The story is very simple. You are visiting your grandmother whose garden contains a magic tree. Upon your finding it, the tree transports you to the Kingdom of the Mountains, where the king and queen have been locked away by a Wicked Witch who kidnapped all of their children. It is up to the player, with the assistance of a magical raven, to return all six children to their family.

This game provides examples of:

  • All There in the Manual: Simple though it is, the backstory isn't explained in the game itself, only in the manual.
  • But Thou Must!: What is probably the game's main claim to notability is the following gloriously egregious use of this trope almost immediately after starting the game...and it is the first of many.
    Can you see a cave?
    Yes you can.
    Do you want to go inside?
    Yes you do.
  • Episodic Game: The game is split into two parts.
  • Fetch Quest: In the last segment, the player is sent to fetch a stone from the hill, and water from the lake.
  • Fridge Logic: Invoked — the manual suggests "possible explanations for some of the mysteries of the program" as further discussion topics:
    Why does Redhorn eat keys? Why don't the ants follow the worm down the hole? where does the green broomstick come from? how can an apple kill a snake? how can you get inside a snail's shell? [...] how was it possible to take the Witch's cake safely?
  • Game-Over Man: The Witch.
  • Gotta Catch Them All: The player's task is to find six children.
  • Karma Houdini: Despite being the main antagonist, the witch never receives any kind of punishment for her actions
  • Never Say "Die": When the evil witch catches you, she sends you back home. Mind you, this applies only to the player character; you can kill a snake by throwing an apple at it.
  • Password Save: All of them are geographical themed (mountain, river, etc.).
  • Parental Bonus: One version of the Acorn Archimedes version had a separate app to play the background music, due to technical difficulties getting the in-game music to work with older versions of RISC OS. The name of the app? !4Play.
  • Rainbow Speak: "I am the King and Queen's Blue Raven. I have Magic Powers."

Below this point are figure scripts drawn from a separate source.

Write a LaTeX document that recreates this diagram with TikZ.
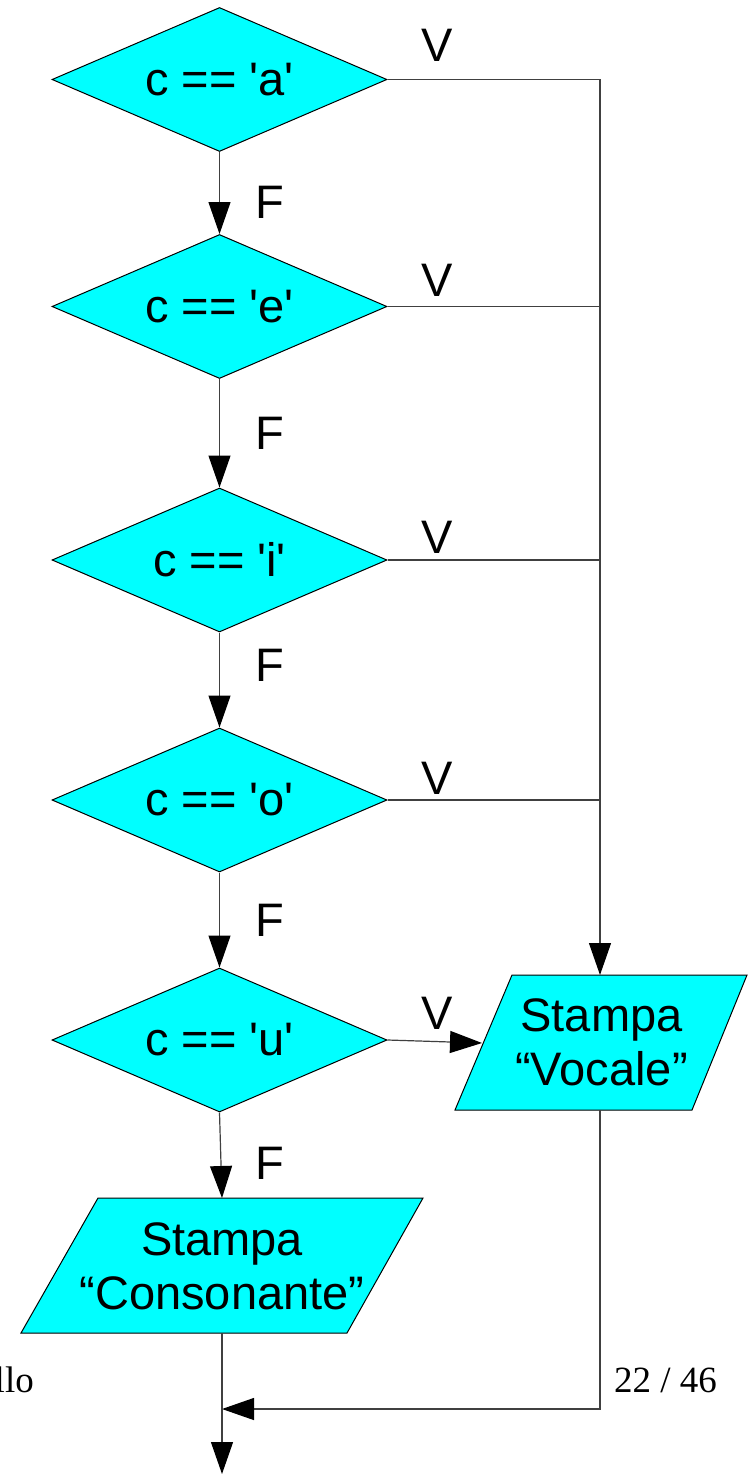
\documentclass[tikz,border=0pt]{standalone}
\usepackage{fontspec}
\setmainfont{Liberation Sans}
\newfontfamily\serifsmall{Liberation Serif}
\usetikzlibrary{shapes.geometric,arrows.meta}
\definecolor{aqua}{RGB}{0,255,255}
\tikzset{
  dec/.style={diamond, draw=black, line width=1pt, fill=aqua, minimum width=335pt,
    minimum height=144pt, inner sep=0pt, aspect=2.33, font=\fontsize{47}{54}\selectfont},
  iobox/.style={fill=aqua, draw=black, line width=1pt},
  iotext/.style={align=center, font=\fontsize{47}{54}\selectfont, inner sep=0pt},
  conn/.style={draw=black!75, line width=1.2pt, -{Triangle[length=32pt,width=22pt,color=black]}},
  plain/.style={draw=black!75, line width=1.2pt},
  lab/.style={font=\fontsize{47}{54}\selectfont, inner sep=0pt},
  pg/.style={font=\serifsmall\fontsize{37}{42}\selectfont, inner sep=0pt},
}
\begin{document}
\begin{tikzpicture}[x=1pt,y=-1pt]
\useasboundingbox (0,0) rectangle (749,1474);
% decisions
\node[dec] (d1) at (219.5,79.5) {c == \textquotesingle a\textquotesingle};
\node[dec] (d2) at (219.5,306.5) {c == \textquotesingle e\textquotesingle};
\node[dec] (d3) at (219.5,560) {c == \textquotesingle i\textquotesingle};
\node[dec] (d4) at (219.5,800) {c == \textquotesingle o\textquotesingle};
\node[dec] (d5) at (219.5,1040) {c == \textquotesingle u\textquotesingle};
% output boxes
\path[iobox] (455,1110) -- (512,975) -- (747,975) -- (692,1110) -- cycle;
\node[iotext] (voc) at (601.5,1042) {Stampa\\“Vocale”};
\path[iobox] (21,1333) -- (98,1198) -- (423,1198) -- (347,1333) -- cycle;
\node[iotext] (con) at (222,1266) {Stampa\\“Consonante”};
% anchor points
\coordinate (j1) at (600,79.5);
\coordinate (vtop) at (600,975);
\coordinate (vin) at (482,1043);
\coordinate (vbot) at (600,1110);
\coordinate (jb) at (600,1409);
\coordinate (mrg) at (222,1409);
\coordinate (ctop) at (222,1198);
\coordinate (cbot) at (222,1333);
\coordinate (out) at (222,1474);
% F branches
\draw[conn] (d1.south) -- (d2.north);
\draw[conn] (d2.south) -- (d3.north);
\draw[conn] (d3.south) -- (d4.north);
\draw[conn] (d4.south) -- (d5.north);
\draw[conn] (d5.south) -- (ctop);
% V branches
\draw[conn] (d1.east) -- (j1) -- (vtop);
\draw[plain] (d2.east) -- (d2.east -| j1);
\draw[plain] (d3.east) -- (d3.east -| j1);
\draw[plain] (d4.east) -- (d4.east -| j1);
\draw[conn] (d5.east) -- (vin);
% merge
\draw[conn] (vbot) -- (jb) -- (mrg);
\draw[conn] (cbot) -- (out);
% labels
\node[lab] (v1) at (437,45) {V};
\node[lab] (v2) at (437,280) {V};
\node[lab] (v3) at (437,537) {V};
\node[lab] (v4) at (437,778) {V};
\node[lab] (v5) at (437,1013) {V};
\node[lab] (f1) at (270,202) {F};
\node[lab] (f2) at (270,433) {F};
\node[lab] (f3) at (270,665) {F};
\node[lab] (f4) at (270,920) {F};
\node[lab] (f5) at (270,1163) {F};
% footer fragments
\node[pg, anchor=base east] (lo) at (34,1392) {llo};
\node[pg, anchor=base west] (pn) at (614,1392) {22 / 46};
\end{tikzpicture}
\end{document}
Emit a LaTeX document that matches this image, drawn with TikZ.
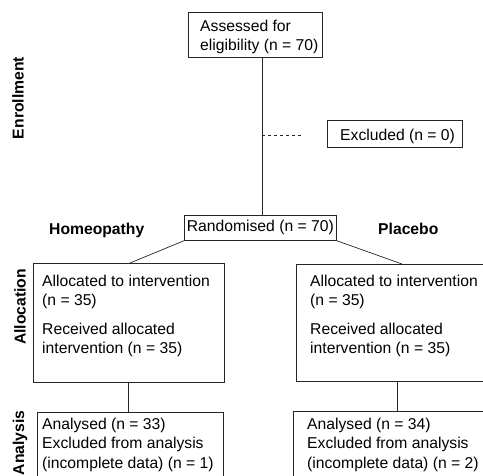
\documentclass[tikz,border=0pt]{standalone}
\usepackage{fontspec}
\setmainfont{Liberation Sans}
\usetikzlibrary{calc}
\begin{document}
\begin{tikzpicture}[x=1pt,y=-1pt,
  box/.style={draw=black!85, line width=0.7pt, rectangle, inner sep=0pt, anchor=north west},
  txt/.style={anchor=base west, inner sep=0pt, align=left, font=\fontsize{15.7}{19.3}\selectfont},
  lbl/.style={inner sep=0pt, font=\fontsize{15.7}{19}\selectfont\bfseries},
  link/.style={draw=black!85, line width=0.7pt}]
\fill[white] (0,0) rectangle (483,475);
\useasboundingbox (0,0) rectangle (483,475);

% phase labels
\node[lbl, rotate=90] (enrL) at (18,98) {Enrollment};
\node[lbl, rotate=90] (allocLbl) at (20,307) {Allocation};
\node[lbl, rotate=90] (anaLbl) at (20,443) {Analysis};

% enrollment (base anchor = baseline of the last line)
\node[box, minimum width=134pt, minimum height=45pt] (assess) at (188,12) {};
\node[txt] (assessT) at (200,50.5) {Assessed for\\eligibility (n = 70)};
\node[box, minimum width=135pt, minimum height=27pt] (excl) at (327,120) {};
\node[txt] (exclT) at (340,140.5) {Excluded (n = 0)};
\node[box, minimum width=152pt, minimum height=25pt, font=\fontsize{15.7}{19}\selectfont] (rand) at (184,215) {Randomised (n = 70)};

% arm labels
\node[lbl, anchor=base west] (homeo) at (49,234) {Homeopathy};
\node[lbl, anchor=base west] (placebo) at (378,234) {Placebo};

% allocation
\node[box, minimum width=191pt, minimum height=119pt] (allocL) at (33,263) {};
\node[txt] (allocLT) at (42,353.5) {Allocated to intervention\\(n = 35)\\[9.5pt]Received allocated\\intervention (n = 35)};
\node[box, minimum width=192pt, minimum height=117pt] (allocR) at (296,264) {};
\node[txt] (allocRT) at (310,353.5) {Allocated to intervention\\(n = 35)\\[9.5pt]Received allocated\\intervention (n = 35)};

% analysis
\node[box, minimum width=186pt, minimum height=80pt] (anaL) at (37,412) {};
\node[txt] (anaLT) at (42,468) {Analysed (n = 33)\\Excluded from analysis\\(incomplete data) (n = 1)};
\node[box, minimum width=195pt, minimum height=80pt] (anaR) at (293,411) {};
\node[txt] (anaRT) at (307,468) {Analysed (n = 34)\\Excluded from analysis\\(incomplete data) (n = 2)};

% connectors
\coordinate (split) at (262,135);
\coordinate (cL) at (128,0);
\coordinate (cR) at (397,0);
\draw[link] (assess.south -| split) -- (rand.north -| split);
\draw[link, dash pattern=on 3pt off 3pt, shorten >=24pt] (split) -- (split -| excl.west);
\draw[link] (rand.south west) -- ($(allocL.north west)+(97,0)$);
\draw[link] (rand.south east) -- ($(allocR.north west)+(106,0)$);
\draw[link] (allocL.south -| cL) -- (anaL.north -| cL);
\draw[link] (allocR.south -| cR) -- (anaR.north -| cR);
\end{tikzpicture}
\end{document}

  • Shout-Out: The opening sentence of the manual has three:
    In children's literature there are numerous examples of "gateways to other worlds"; wardrobes, police boxes and chalk pits being three such portals which, to the unknowing eye, are no more than what they appear to be.
  • Symbolism: The player kills a snake with an apple; the allusion to the Garden of Eden story is deliberate, and intended as a jumping-off point for class discussion.
  • Trial-and-Error Gameplay: Sometimes you'll pick up an item, and it'll trigger a trap later.
  • Tuckerization: Esther and Tom, the first two children you rescue, are named after the author's own children.
  • Unwinnable by Design: On the other hand, sometimes you'll decline to pick up an item and find you can't win without it.
  • Video Game Demake: The Windows version was released with updated graphics. Later, a 'Retro' Windows version was released that used the original BBC Micro graphics, for those with a nostalgic interest in the original game.
  • Violation of Common Sense: At one point, a giant asks you whether you want him to eat you. You have to agree to progress.
  • Wanton Cruelty to the Common Comma: You'd think a BBC educational title would be more careful to avoid things like "It's mouth is open wide."
  • What Happened to the Mouse?: The introductory text talks about a king and queen who were locked away by the evil witch. They are never mentioned again.